Conrad entered. “Good, I see you’re awake.”

Bryan knew Conrad had orchestrated his abduction, but seeing him ignited a new rage. “I don’t know what the hell you think you’re doing—you can’t just kidnap someone like this!”

“But I just did.” Conrad gave him a patronizing smile. “No one knows you’re here, and I own this hospital.”

Bryan spoke in Japanese. “
Was it my paintings that gave me away? Did the one you bought hit a nerve?

“This conversation is pointless right now.”

“Why? I don’t seem to be going anywhere.” Bryan pulled at his jacket. “Linz is going to wonder where I am and come looking for me. She knows about Renovo. She has the file.”

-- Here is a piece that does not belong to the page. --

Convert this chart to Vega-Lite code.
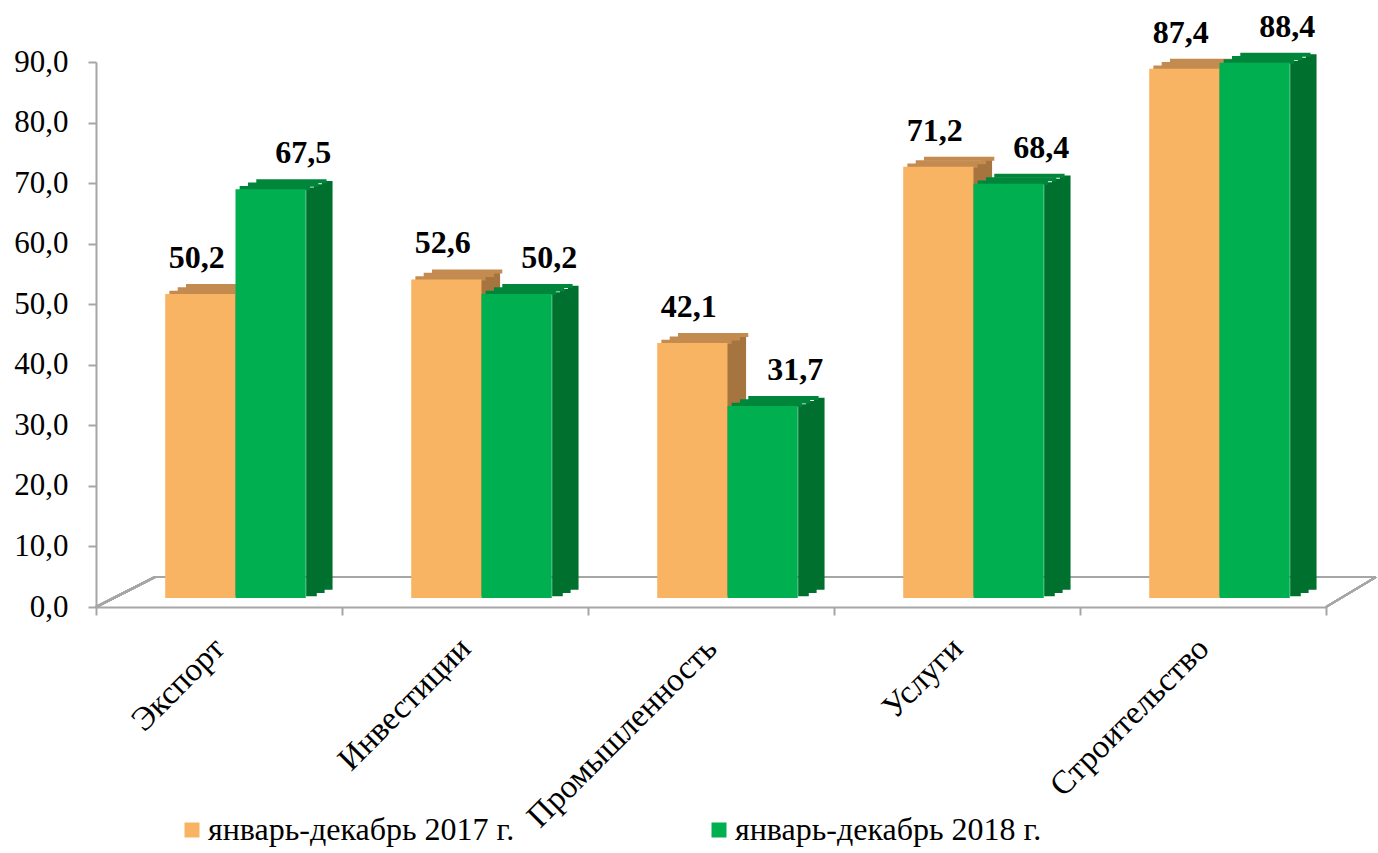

Conrad smiled without humor. “Which I’m quite aware of. Lindsey loves puzzles, always has. But she won’t find anything in the file.”

“Except the formula.”

Bryan could see the hesitation in Conrad’s eyes. “I know how to handle my daughter. I’ve given her the best life, and I will not have her dragged into this. She will not be put at risk. You are never going to see her again.”

Inside, Bryan felt a surge of relief at Conrad’s words—he was protective of her. “So you know who she is?”

“I know more than you realize.”

“That’s right. You always were the omniscient one.” Bryan couldn’t help his sarcasm. Conrad hadn’t changed a bit. “It was so easy, wasn’t it? All these years—making money medicating the symptoms, never revealing the cure.” Bryan was yelling now, but he couldn’t stop himself. “We found the cure for Alzheimer’s. And you just buried it.”

“You said yourself the world wasn’t ready for Renovo!”

“Thirty years! I would have at least found a way to reverse the disease. You never even tried.”

“You have no idea what I tried or what’s at stake. I’m sorry it has to be like this, but you have to disappear. For your own safety and my daughter’s.”

Bryan tried to change tactics. “Let me go. I promise I’ll vanish. I’ll leave Boston. You’ll never hear from me again. I swear. Just don’t do this. Please.”

Conrad shook his head. “I can’t.” He unlocked the door and stepped out.

Fear blossomed inside Bryan. “Don’t leave me in here like this.”

Conrad checked his watch. “Don’t worry. I’ll have them give you something to help you sleep. Tomorrow we’ll be starting you on your first round of Renovo. It should go rather quickly, since I’ve perfected the formula. We need to know everything that’s in that head of yours.”

Bryan’s heart froze in terror. He didn’t want to be given Renovo.

Conrad turned back to him. “I’ll tell Lindsey you went back to Europe to paint. She’ll get over it eventually. I’m sorry, but it really is for the best.” The door closed with a definitive lock.

Bryan stood up and rushed the door. “Conrad! I won’t let you do this!” He rammed the door with his upper body again and again. His shoulder took the brunt of it.

Outside, Conrad walked away, deaf to Bryan’s screams. He stopped at the nurses’ station and smiled at the nurse on duty. “Our special patient needs something to help him sleep before his big day tomorrow.”